■ Stated problem
Check each line of the data below for the word "this", then extract the ones that have it.

# # # # #

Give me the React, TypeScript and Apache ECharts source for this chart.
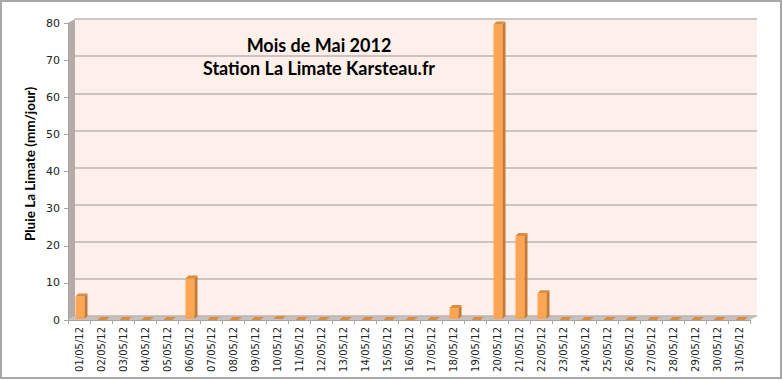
import React, { useEffect, useRef } from "react";
import * as echarts from "echarts";

const categories = [
  "01/05/12","02/05/12","03/05/12","04/05/12","05/05/12","06/05/12","07/05/12","08/05/12",
  "09/05/12","10/05/12","11/05/12","12/05/12","13/05/12","14/05/12","15/05/12","16/05/12",
  "17/05/12","18/05/12","19/05/12","20/05/12","21/05/12","22/05/12","23/05/12","24/05/12",
  "25/05/12","26/05/12","27/05/12","28/05/12","29/05/12","30/05/12","31/05/12",
];
const pluie = [
  6.3, 0, 0, 0, 0, 11.2, 0, 0, 0, 0.3, 0, 0, 0, 0, 0, 0,
  0, 3.2, 0, 79.6, 22.6, 7.2, 0, 0, 0, 0, 0, 0, 0, 0, 0,
];
const yTicks = [0, 10, 20, 30, 40, 50, 60, 70, 80];
const titleLines = ["Mois de Mai 2012", "Station La Limate Karsteau.fr"];
const yTitle = "Pluie La Limate (mm/jour)";

export default function App() {
  const ref = useRef<HTMLDivElement>(null);
  useEffect(() => {
    document.body.style.margin = "0";
    const chart = echarts.init(ref.current!, null, { renderer: "svg" });
    const D = 3;
    const option: any = {
      animation: false,
      backgroundColor: "#ffffff",
      grid: [
        { left: 75, right: 26, top: 19, bottom: 64, show: true, backgroundColor: "#fdefea", borderWidth: 0 },
        { left: 68, right: 33, top: 23, bottom: 60 },
      ],
      xAxis: [
        { gridIndex: 0, type: "category", data: categories, show: false },
        {
          gridIndex: 1,
          type: "category",
          data: categories,
          axisLine: { show: true, lineStyle: { color: "#a9a3a1" } },
          axisTick: { show: true, length: 4, lineStyle: { color: "#a9a3a1" } },
          axisLabel: { rotate: 90, fontSize: 10, color: "#222", fontFamily: "DejaVu Sans", margin: 7, interval: 0 },
        },
      ],
      yAxis: [
        {
          gridIndex: 0, type: "value", min: 0, max: 80, interval: 10,
          axisLine: { show: false }, axisTick: { show: false }, axisLabel: { show: false },
          splitLine: { show: true, lineStyle: { color: "#bdb6b3", width: 1.5 } },
        },
        {
          gridIndex: 1, type: "value", min: 0, max: 80, interval: 10,
          axisLine: { show: true, lineStyle: { color: "#a9a3a1" } },
          axisTick: { show: true, length: 4, lineStyle: { color: "#a9a3a1" } },
          axisLabel: {
            fontSize: 11, color: "#222", fontFamily: "DejaVu Sans", margin: 8,
            formatter: (v: number) => (yTicks.includes(v) ? String(v) : ""),
          },
          splitLine: { show: false },
        },
      ],
      graphic: [
        { type: "rect", shape: { x: 1, y: 1, width: 780, height: 377 }, style: { fill: "none", stroke: "#a8a8a8", lineWidth: 2 }, z: 100 },
        { type: "polygon", shape: { points: [[68, 23], [75, 19], [75, 316], [68, 320]] }, style: { fill: "#b4aaa7" }, z: 0 },
        { type: "polygon", shape: { points: [[68, 320], [75, 316], [757, 316], [750, 320]] }, style: { fill: "#c9c0bd" }, z: 0 },
        {
          type: "text", z: 50, x: 319, y: 36,
          style: { text: titleLines[0], font: "bold 18px Lato", fill: "#000", textAlign: "center" },
        },
        {
          type: "text", z: 50, x: 319, y: 59,
          style: { text: titleLines[1], font: "bold 18px Lato", fill: "#000", textAlign: "center" },
        },
        {
          type: "text", z: 50, x: 30, y: 164, rotation: Math.PI / 2,
          style: { text: yTitle, font: "bold 13.5px Lato", fill: "#000", textAlign: "center", textVerticalAlign: "middle" },
        },
      ],
      series: [
        {
          type: "custom",
          xAxisIndex: 1,
          yAxisIndex: 1,
          data: pluie.map((v, i) => [i, v]),
          z: 10,
          renderItem: (params: any, api: any) => {
            const i = api.value(0);
            const v = api.value(1);
            const top = api.coord([i, v]);
            const base = api.coord([i, 0]);
            const x0 = top[0] - 3.5;
            const x1 = top[0] + 5.5;
            const yt = top[1];
            const yb = base[1] - 1;
            const children: any[] = [];
            if (yb - yt > 0.5) {
              children.push({ type: "rect", shape: { x: x0, y: yt, width: x1 - x0, height: yb - yt }, style: { fill: "#fca654" } });
              children.push({ type: "polygon", shape: { points: [[x1, yt], [x1 + D, yt - D], [x1 + D, yb - D], [x1, yb]] }, style: { fill: "#c67b34" } });
            }
            children.push({ type: "polygon", shape: { points: [[x0, yt], [x1, yt], [x1 + D, yt - D], [x0 + D, yt - D]] }, style: { fill: "#dc8b3f" } });
            return { type: "group", children };
          },
        },
      ],
    };
    chart.setOption(option);
    return () => chart.dispose();
  }, []);
  return <div ref={ref} style={{ width: 783, height: 380 }} />;
}
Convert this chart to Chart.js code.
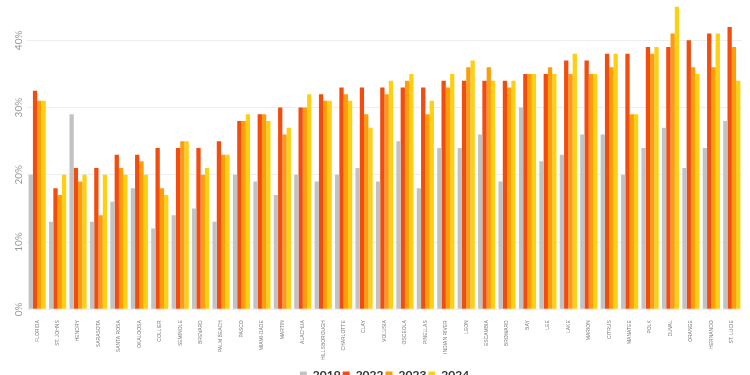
<!DOCTYPE html>
<html>
<head>
<meta charset="utf-8">
<script src="https://cdn.jsdelivr.net/npm/chart.js@4"></script>
<style>
html,body{margin:0;padding:0;background:#fff;overflow:hidden;}
#wrap{position:relative;width:750px;height:391px;}
</style>
</head>
<body>
<div id="wrap"><canvas id="c"></canvas></div>
<script>
// counties, sorted as in the source
const counties=['FLORIDA','ST. JOHNS','HENDRY','SARASOTA','SANTA ROSA','OKALOOSA','COLLIER','SEMINOLE','BREVARD','PALM BEACH',
  'PASCO','MIAMI-DADE','MARTIN','ALACHUA','HILLSBOROUGH','CHARLOTTE','CLAY','VOLUSIA','OSCEOLA','PINELLAS',
  'INDIAN RIVER','LEON','ESCAMBIA','BROWARD','BAY','LEE','LAKE','MARION','CITRUS','MANATEE',
  'POLK','DUVAL','ORANGE','HERNANDO','ST. LUCIE'];
const y2019=[20,13,29,13,16,18,12,14,15,13, 20,19,17,20,19,20,21,19,25,18, 24,24,26,19,30,22,23,26,26,20, 24,27,21,24,28];
const y2022=[32.5,18,21,21,23,23,24,24,24,25, 28,29,30,30,32,33,33,33,33,33, 34,34,34,34,35,35,37,37,38,38, 39,39,40,41,42];
const y2023=[31,17,19,14,21,22,18,25,20,23, 28,29,26,30,31,32,29,32,34,29, 33,36,36,33,35,36,35,35,36,29, 38,41,36,36,39];
const y2024=[31,20,20,20,20,20,17,25,21,23, 29,28,27,32,31,31,27,34,35,31, 35,37,34,34,35,35,38,35,38,29, 39,45,35,41,34];
const yTicks=[0,10,20,30,40];

const ds=(label,data,color)=>({label,data,backgroundColor:color,borderWidth:0,barPercentage:1,categoryPercentage:0.84});

// y labels are drawn turned on their side, centred on the tick
const sideLabels={
  id:'sideLabels',
  afterDraw(chart){
    const {ctx,scales:{y}}=chart;
    ctx.save();
    ctx.fillStyle='#999';
    ctx.font='10px Lato';
    ctx.textAlign='center';ctx.textBaseline='middle';
    yTicks.forEach(v=>{
      ctx.save();
      ctx.translate(19,y.getPixelForValue(v));
      ctx.rotate(-Math.PI/2);
      ctx.fillText(v+'%',0,0);
      ctx.restore();
    });
    ctx.restore();
  }
};

new Chart(document.getElementById('c'),{
  type:'bar',
  data:{labels:counties,datasets:[
    ds('2019',y2019,'#c2c2c2'),
    ds('2022',y2022,'#f24c0e'),
    ds('2023',y2023,'#fb9d0d'),
    ds('2024',y2024,'#fdd013')
  ]},
  options:{
    responsive:true,maintainAspectRatio:false,animation:false,
    layout:{padding:{left:27,right:8,top:0,bottom:0}},
    plugins:{
      tooltip:{enabled:false},
      legend:{position:'bottom',labels:{boxWidth:7,boxHeight:7,padding:2,color:'#333',
        font:{family:'Lato',size:12,weight:'bold'}}}
    },
    scales:{
      x:{
        grid:{display:false},border:{display:false},
        afterFit:s=>{s.height+=4;},
        ticks:{autoSkip:false,minRotation:90,maxRotation:90,padding:3,color:'#777',font:{family:'Liberation Sans',size:5}}
      },
      y:{
        min:0,max:46,
        afterBuildTicks:a=>{a.ticks=yTicks.map(v=>({value:v}));},
        grid:{color:'#eeeeee',drawTicks:false},border:{display:false},
        ticks:{display:false}
      }
    }
  },
  plugins:[sideLabels]
});
</script>
</body>
</html>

# # # # #

■ The completed task
Give me the React, TypeScript and Apache ECharts source for this chart.
Convert this chart to Chart.js code.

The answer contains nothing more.